Sir Mekere said the Prime Minister’s statement made two weeks ago had
set no clear direction or priorities, detailed policies or measures.
He made the remarks yesterday in a speech in reply to the Prime
Minister’s State of the Nation’s address.
Sir Mekere referred to the Prime Minister”s comments on the fisheries
sector where he would make Papua New Guinea the “capital of tuna” and
ensure the resource is “harvested on a sustainable level”.
Sir Mekere said Sir Michael did not say how he would achieve this.
“The last Government mismanaged fisheries. It broke licensing and
fisheries management laws. It gave, some might say sold, licences to
many spurious operators.
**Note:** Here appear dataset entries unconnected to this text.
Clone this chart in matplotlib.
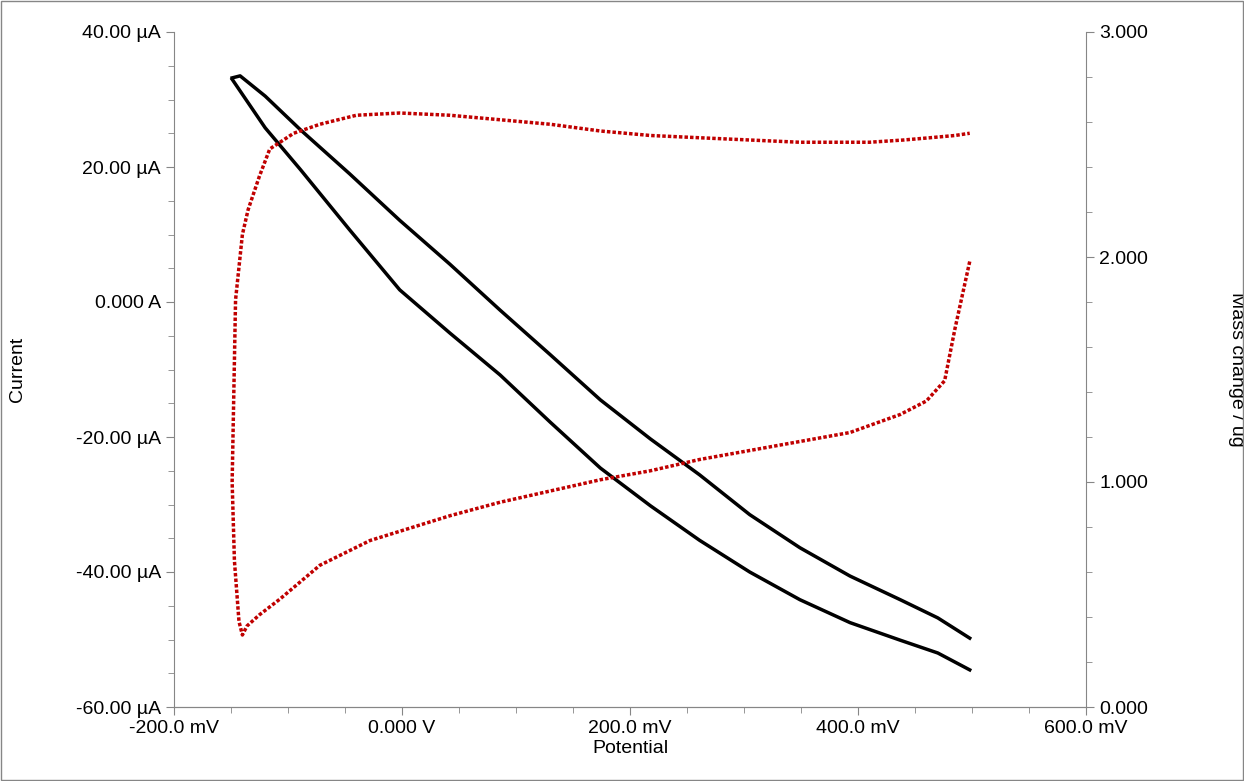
import matplotlib
matplotlib.use("Agg")
import matplotlib.pyplot as plt
from matplotlib.ticker import MultipleLocator, FuncFormatter

plt.rcParams["font.family"] = "Liberation Sans"

# Current (µA) vs potential (mV): forward and reverse sweeps
pot_upper = [-149, -142, -120, -89, -46, -2, 42, 86, 130, 174, 218, 261, 305, 349, 393, 437, 470, 498]
cur_upper = [33.2, 33.5, 30.5, 25.5, 19.0, 12.1, 5.6, -1.2, -7.8, -14.5, -20.3, -25.6, -31.5, -36.4, -40.6, -44.1, -46.8, -49.8]
pot_lower = [-149, -120, -89, -46, -2, 42, 86, 130, 174, 218, 261, 305, 349, 393, 437, 470, 498]
cur_lower = [33.0, 25.8, 19.6, 10.7, 1.8, -4.6, -10.8, -17.8, -24.6, -30.2, -35.3, -40.0, -44.1, -47.5, -50.1, -52.0, -54.5]

# Mass change (µg) vs potential (mV)
pot_mass = [498, 485, 476, 460, 437, 393, 349, 305, 261, 218, 174, 130, 86, 42, -28, -72, -107, -125, -136, -140, -143, -147, -149, -146, -140, -135, -125, -116, -95, -72, -40, -2, 42, 86, 130, 174, 218, 261, 305, 349, 380, 410, 440, 463, 485, 498]
mass = [1.98, 1.68, 1.45, 1.36, 1.30, 1.22, 1.18, 1.14, 1.10, 1.05, 1.01, 0.96, 0.91, 0.85, 0.74, 0.63, 0.48, 0.41, 0.36, 0.32, 0.38, 0.65, 1.00, 1.81, 2.10, 2.21, 2.36, 2.48, 2.55, 2.59, 2.63, 2.64, 2.63, 2.61, 2.59, 2.56, 2.54, 2.53, 2.52, 2.51, 2.51, 2.51, 2.52, 2.53, 2.54, 2.55]

fig = plt.figure(figsize=(12.44, 7.81), dpi=100)
ax = fig.add_axes([174/1244, 1-707/781, (1086-174)/1244, (707-32)/781])
ax2 = ax.twinx()

ax.plot(pot_upper, cur_upper, color="black", lw=2.5)
ax.plot(pot_lower, cur_lower, color="black", lw=2.5)
ax2.plot(pot_mass, mass, color="#C00000", lw=2.5, linestyle=(0, (1, 0.6)))

ax.set_xlim(-200, 600)
ax.set_ylim(-60, 40)
ax2.set_ylim(0, 3)
ax.xaxis.set_major_locator(MultipleLocator(200))
ax.xaxis.set_minor_locator(MultipleLocator(50))
ax.yaxis.set_major_locator(MultipleLocator(20))
ax.yaxis.set_minor_locator(MultipleLocator(5))
ax2.yaxis.set_major_locator(MultipleLocator(1))
ax2.yaxis.set_minor_locator(MultipleLocator(0.2))

def xfmt(v, p):
    return "0.000 V" if abs(v) < 1e-9 else f"{v:.1f} mV"
def yfmt(v, p):
    return "0.000 A" if abs(v) < 1e-9 else f"{v:.2f} µA"
ax.xaxis.set_major_formatter(FuncFormatter(xfmt))
ax.yaxis.set_major_formatter(FuncFormatter(yfmt))
ax2.yaxis.set_major_formatter(FuncFormatter(lambda v, p: f"{v:.3f}"))

for a in (ax, ax2):
    a.spines["top"].set_visible(False)
    for s in a.spines.values():
        s.set_color("#868686")
    a.tick_params(which="both", direction="out", color="#868686", labelsize=14)
    a.tick_params(which="major", length=6)
    a.tick_params(which="minor", length=4)
ax.spines["right"].set_visible(False)
ax2.spines["left"].set_visible(False)

ax.set_xlabel("Potential", fontsize=14, labelpad=2)
ax.set_ylabel("Current", fontsize=14, labelpad=36)
ax2.set_ylabel("Mass change / ug", fontsize=14, rotation=270, labelpad=70)

fig.patches.append(plt.Rectangle((0.001, 0.001), 0.998, 0.998, transform=fig.transFigure,
                                 fill=False, edgecolor="#868686", lw=1))
fig.savefig("out.png", dpi=100)
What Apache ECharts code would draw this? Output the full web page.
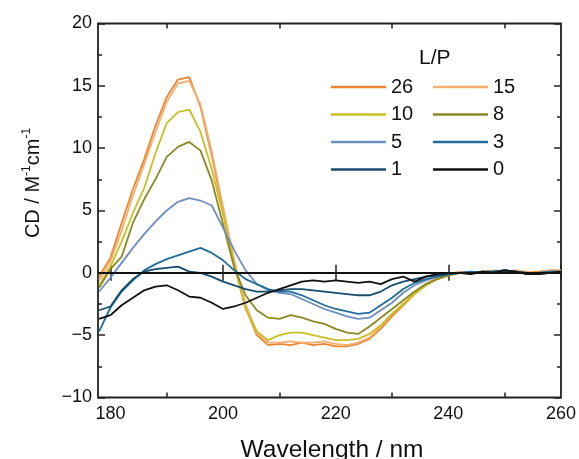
<!DOCTYPE html>
<html>
<head>
<meta charset="utf-8">
<script src="https://cdn.jsdelivr.net/npm/echarts@6/dist/echarts.min.js"></script>
<style>
html,body{margin:0;padding:0;background:#fff;}
#chart{width:579px;height:459px;}
</style>
</head>
<body>
<div id="chart"></div>
<script>
// Wavelength grid (nm)
const wavelengths = [178,180,182,184,186,188,190,192,194,196,198,200,202,204,206,208,210,212,214,216,218,220,222,224,226,228,230,232,234,236,238,240,242,244,246,248,250,252,254,256,258,260];

// CD values (M^-1 cm^-1) for each L/P ratio
const lp26 = [-0.3,1.2,4.0,6.7,9.1,11.8,14.1,15.5,15.7,13.3,9.4,5.0,0.8,-2.8,-5.0,-5.8,-5.7,-5.8,-5.6,-5.8,-5.7,-5.9,-5.9,-5.7,-5.3,-4.5,-3.5,-2.6,-1.7,-1.0,-0.5,-0.2,0.0,0.0,0.1,0.1,0.2,0.1,0.0,0.1,0.2,0.2];
const lp15 = [-0.6,0.9,3.4,6.2,8.7,11.3,13.7,15.2,15.4,13.5,9.7,5.3,1.0,-2.5,-4.8,-5.6,-5.6,-5.5,-5.6,-5.6,-5.5,-5.7,-5.8,-5.6,-5.2,-4.3,-3.3,-2.5,-1.6,-0.9,-0.4,-0.1,0.1,0.0,0.1,0.2,0.1,0.2,0.1,0.0,0.2,0.2];
const lp10 = [-1.0,0.5,2.5,4.8,6.8,9.6,12.0,12.9,13.1,11.3,8.3,4.7,0.6,-2.9,-4.7,-5.4,-5.0,-4.8,-4.8,-5.0,-5.2,-5.4,-5.4,-5.3,-4.9,-4.2,-3.3,-2.5,-1.7,-1.0,-0.5,-0.2,0.0,-0.1,0.1,0.0,0.1,0.1,0.0,-0.1,0.1,0.1];
const lp8  = [-1.2,0.3,1.3,4.0,5.9,7.5,9.3,10.1,10.5,9.8,7.4,3.9,0.4,-1.8,-3.0,-3.6,-3.7,-3.4,-3.6,-3.9,-4.1,-4.5,-4.8,-4.9,-4.3,-3.6,-2.9,-2.2,-1.5,-0.9,-0.5,-0.2,0.0,0.0,0.1,0.1,0.2,0.1,-0.1,0.0,0.1,0.0];
const lp5  = [-1.5,-0.4,0.8,2.0,3.1,4.1,5.0,5.7,6.0,5.8,5.4,3.6,1.8,0.2,-0.9,-1.4,-1.6,-1.7,-2.1,-2.5,-2.9,-3.2,-3.5,-3.7,-3.6,-3.0,-2.4,-1.6,-1.0,-0.6,-0.3,-0.1,0.0,0.1,0.0,0.1,0.2,0.1,0.0,0.0,0.1,0.1];
const lp3  = [-4.7,-2.8,-1.5,-0.6,0.2,0.7,1.1,1.4,1.7,2.0,1.6,1.0,0.2,-0.5,-0.9,-1.3,-1.5,-1.5,-1.8,-2.2,-2.6,-2.9,-3.1,-3.3,-3.2,-2.6,-2.0,-1.3,-0.8,-0.5,-0.3,-0.1,0.0,0.1,0.0,0.1,0.2,0.1,-0.1,0.0,0.1,0.1];
const lp1  = [-3.0,-2.7,-1.4,-0.5,0.1,0.3,0.4,0.5,0.1,0.0,-0.3,-0.7,-1.0,-1.3,-1.5,-1.5,-1.4,-1.3,-1.3,-1.4,-1.5,-1.6,-1.7,-1.8,-1.8,-1.5,-1.0,-0.7,-0.5,-0.3,-0.2,-0.1,0.0,0.0,0.1,0.1,0.2,0.1,0.0,-0.1,0.0,0.1];
const lp0  = [-3.7,-3.4,-2.6,-2.0,-1.4,-1.1,-1.0,-1.4,-1.9,-2.0,-2.4,-2.9,-2.7,-2.4,-2.0,-1.6,-1.3,-1.0,-0.7,-0.6,-0.7,-0.6,-0.7,-0.8,-0.7,-0.9,-0.5,-0.3,-0.7,-0.3,-0.1,0.0,0.0,-0.1,0.1,0.0,0.2,0.1,-0.1,-0.1,0.0,0.1];

const seriesNames = ['26','15','10','8','5','3','1','0'];
const seriesValues = [lp26, lp15, lp10, lp8, lp5, lp3, lp1, lp0];
const seriesColors = ['#EE862F','#F5AE6E','#C9BF22','#8A8A24','#6E8EC2','#206F9B','#184C6F','#111111'];

const xMajorTicks = [180,200,220,240,260];
const xMinorTicks = [190,210,230,250];

const FONT = '"Liberation Sans", Arial, Helvetica, sans-serif';
const chart = echarts.init(document.getElementById('chart'), null, {renderer:'canvas'});

function pairs(vals){ return wavelengths.map((w,i)=>[w, vals[i]]); }

const series = seriesNames.map((n,i)=>({
  name: n,
  type: 'line',
  xAxisIndex: 0,
  yAxisIndex: 0,
  data: pairs(seriesValues[i]),
  showSymbol: false,
  symbol: 'none',
  lineStyle: {color: seriesColors[i], width: 1.8},
  itemStyle: {color: seriesColors[i]},
  z: 2,
  markLine: i === seriesNames.length - 1 ? {
    silent: true,
    symbol: ['none','none'],
    label: {show:false},
    lineStyle: {color:'#111', width:1.8, type:'solid'},
    data: [{yAxis: 0}]
  } : undefined
}));

function xAx(pos, ticks, len, showLabels){
  return {
    type: 'value', position: pos, min: 177.8, max: 260,
    axisLine: {show:false},
    splitLine: {show:false},
    axisTick: {show:true, inside:true, length:len, customValues: ticks, lineStyle:{color:'#222', width:1.5}},
    axisLabel: showLabels ? {show:true, customValues: xMajorTicks, color:'#111', fontSize:18, fontFamily:FONT, margin:8} : {show:false}
  };
}

const option = {
  animation: false,
  backgroundColor: '#fff',
  grid: {left: 98, right: 16.5, top: 23.5, bottom: 61.5, show: true, borderColor: '#222', borderWidth: 1.8, backgroundColor:'transparent'},
  xAxis: [
    xAx('bottom', xMajorTicks, 8, true),
    xAx('top', xMajorTicks, 8, false),
    xAx('bottom', xMinorTicks, 5, false),
    xAx('top', xMinorTicks, 5, false)
  ],
  yAxis: [
    {
      type:'value', position:'left', min:-10, max:20, interval:5,
      axisLine:{show:false}, splitLine:{show:false},
      axisTick:{show:true, inside:true, length:7, lineStyle:{color:'#222', width:1.5}},
      minorTick:{show:true, splitNumber:2, length:4, lineStyle:{color:'#222', width:1.5}},
      axisLabel:{color:'#111', fontSize:18, fontFamily:FONT, margin:6,
        formatter: v => (v < 0 ? '\u2212' + Math.abs(v) : String(v))}
    },
    {
      type:'value', position:'right', min:-10, max:20, interval:5,
      axisLine:{show:false}, splitLine:{show:false},
      axisTick:{show:true, inside:true, length:7, lineStyle:{color:'#222', width:1.5}},
      minorTick:{show:true, splitNumber:2, length:4, lineStyle:{color:'#222', width:1.5}},
      axisLabel:{show:false}
    }
  ],
  legend: [
    {
      data: ['26','10','5','1'], orient:'vertical', left:331, top:77, padding:0,
      icon:'rect', itemWidth:55, itemHeight:2.5, itemGap:7.5,
      textStyle:{color:'#111', fontSize:20, fontFamily:FONT, lineHeight:20}
    },
    {
      data: ['15','8','3','0'], orient:'vertical', left:433, top:77, padding:0,
      icon:'rect', itemWidth:55, itemHeight:2.5, itemGap:7.5,
      textStyle:{color:'#111', fontSize:20, fontFamily:FONT, lineHeight:20}
    }
  ],
  graphic: [
    {
      type:'text', left: 419, top: 48,
      style:{text:'L/P', fill:'#111', font:'21px ' + FONT}
    },
    {
      type:'text', x: 332, y: 450,
      style:{text:'Wavelength / nm', fill:'#111', font:'24.5px ' + FONT, align:'center', verticalAlign:'middle'}
    },
    {
      type:'text', x: 32, y: 183, rotation: Math.PI/2,
      style:{
        text:'{m|CD / M}{s|-1}{m|cm}{s|-1}',
        align:'center', verticalAlign:'middle',
        rich:{
          m:{fontSize:20, fontFamily:FONT, fill:'#111', lineHeight:22, verticalAlign:'bottom'},
          s:{fontSize:12, fontFamily:FONT, fill:'#111', lineHeight:22, verticalAlign:'top'}
        }
      }
    }
  ],
  series: series
};
chart.setOption(option);
</script>
</body>
</html>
It bypassed the approved regime for distant
water access. It ignored domestic operators and on-shore processing.
“Remember the Chinese stern trawlers illegally given domestic licences?
Remember the Taiwanese company claiming to build a large plant in East
New Britain, but selling PNG fishing licences on the internet and luring
gullible people to invest in a fast-money scheme backed by the
‘millions’ to be made in Papua New Guinea?” Sir Mekere said.
“We have been made a laughing stock. Outsiders must think we have no
sense of what is good for us, that we are easy to manipulate or
corrupt,” Sir Mekere said.
He added that the tuna resource was now over-fished. Last year, the
reported purse-seiner catch was 450,000 metric tones, 30% more than
allowed for in the tuna management plan.
Sir Mekere said he supported the tuna capital concept but would approach
it differently by auditing all existing fisheries agreements and
licences to ensure compliance with the law.
He added that tuna must be processed on-shore and that all tuna caught
in PNG waters and tie purse-seiner licences to legitimate domestic
processing plants.
He said this would create at least 20,000 direct jobs, mostly for women.